One of the things the Federal Government has consistently preached is diversifying the Nigerian economy. At several, for a in Nigeria and abroad, President Muhammadu Buhari and top officials of his administration have spoken passionately about diversifying the economy.
Not left out of the diversification campaign has been the private sector. The economy’s slide into recession occasioned by falling oil prices and the attendant foreign exchange supply crisis have forced Nigerians to begin to think of new ways of generating revenue. Interestingly, Buhari was recently quoted as saying that falling oil prices had made Nigeria a poor country.
Buhari, who spoke while receiving the United Nations Population Fund’s (UNPF) Executive Director and Under Secretary-General of the United Nations, Prof. Babatunde Osotimehin, at the Presidential Villa, Abuja, had said that the sharp fall of oil price from $100 to $37 and the floating between $40 and $45 had made Nigeria to suddenly become a poor country.
Expectedly, his comments generated mixed reactions from Nigerians. Many wondered why the president hinged the wealth of the country on the price of oil. They were worried that the president failed to appreciate Nigeria’s diverse potential in different sectors.
That the president based his outlook on the economy on the price of oil raised a strong challenge for his administration to now begin to walk its talk in its avowed quest for diversification.
There are actually nations that don’t have petroleum resources but are among the leading economies of the world. In the early days of his administration, Buhari had urged Nigerians to embrace agriculture as a viable means of supporting the economy. Speaking while receiving the president of the International Fund for Agricultural Development, (IFAD) Kanayo Nwanze, in Abuja in August 2015, Buhari was quoted as saying: “It’s time to go back to the land.
We must face the reality that the petroleum we had depended on for so long will no longer suffice. We campaigned heavily on agriculture, and we are ready to assist as many that want to go into agricultural ventures.” But one year later, it seems the president has lost enthusiasm about agriculture as a viable means of attaining economic prosperity.
At the meeting with Osotimehin, he was quoted as saying that commitment to accountability and transparency by his government had made Nigerians not to know that there was “severe shortage.”
What Nigerians had expected to hear was how his administration had diversified the economy by opening up new areas of prosperity. The Buhari’s administration ought to take the recession as an opportunity to seek out innovative ways of boosting the economy. In a nation of over 150 million people, talents and workable ideas cannot be in short supply.
In fact, the president’s party, the All Progressives Congress, (APC) had during electioneering, rolled out a document it titled ‘APC Manifesto: An Honest Contract With Nigeria.’ In the document’s section on agriculture, APC had listed 19 promises through which it pledged the revamping of the Nigerian economy. So far, a number of those promises have not been met.

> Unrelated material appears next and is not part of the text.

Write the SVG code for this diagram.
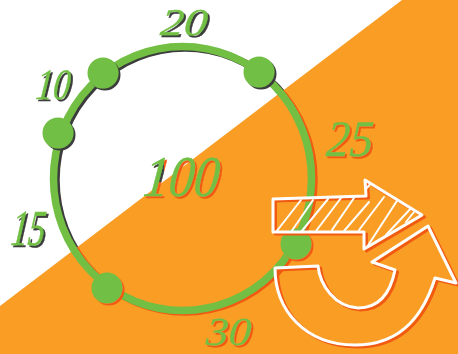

A report by Forbes recently warned that China had identified Africa as the most viable place for agriculture and was investing heavily in agribusiness on the continent. While declaring open the 55th Annual General Meeting of the Nigerian Association of Chambers of Commerce, Industries, Mines and Agriculture (NACCIMA) a year ago, Buhari had vowed to make agriculture a business.
“Agriculture must cease from being treated as development programme; Agriculture must be treated as business. Our goal will be to pursue government supported private sector agriculture value chain to make agriculture more productive, efficient and competitive.
To provide enough food for domestic supply and create jobs through agriculture value chain,” Buhari said. Director General, Budget Office of the Federation, Ben Akabueze, had in July 2016 told a distinguished gathering of the Lagos Business School Alumni Association at a dinner in Abuja that government would treat agriculture as the ‘new oil.’
Akabueze, who listed agriculture and solid minerals as the most viable alternatives to oil, had lamented that less than half of Nigeria’s over 79 million hectares of Nigeria’s arable land mass was being cultivated. He gave an example of Ethiopia as an economy built on agriculture. Akabueze, who said Ethiopia’s economy was growing at an average of 11 per cent, said the East African country had surpassed Nigeria in many aspects of agriculture.
Expectations are high that with Buhari, a well known farmer and believer in animal husbandry as boss, government cannot pay lip service to mechanised farming.
Nigeria needs to export more farm produce to balance the economy while the oil market rumbles and tumbles. Nigerians await the realisation of Buhari’s pledge to drive economic growth through agriculture. It is no longer fashionable to lament the nation’s fortunes. It is time to use agriculture as a key tool of diversifying the Nigerian economy. The time to act is NOW!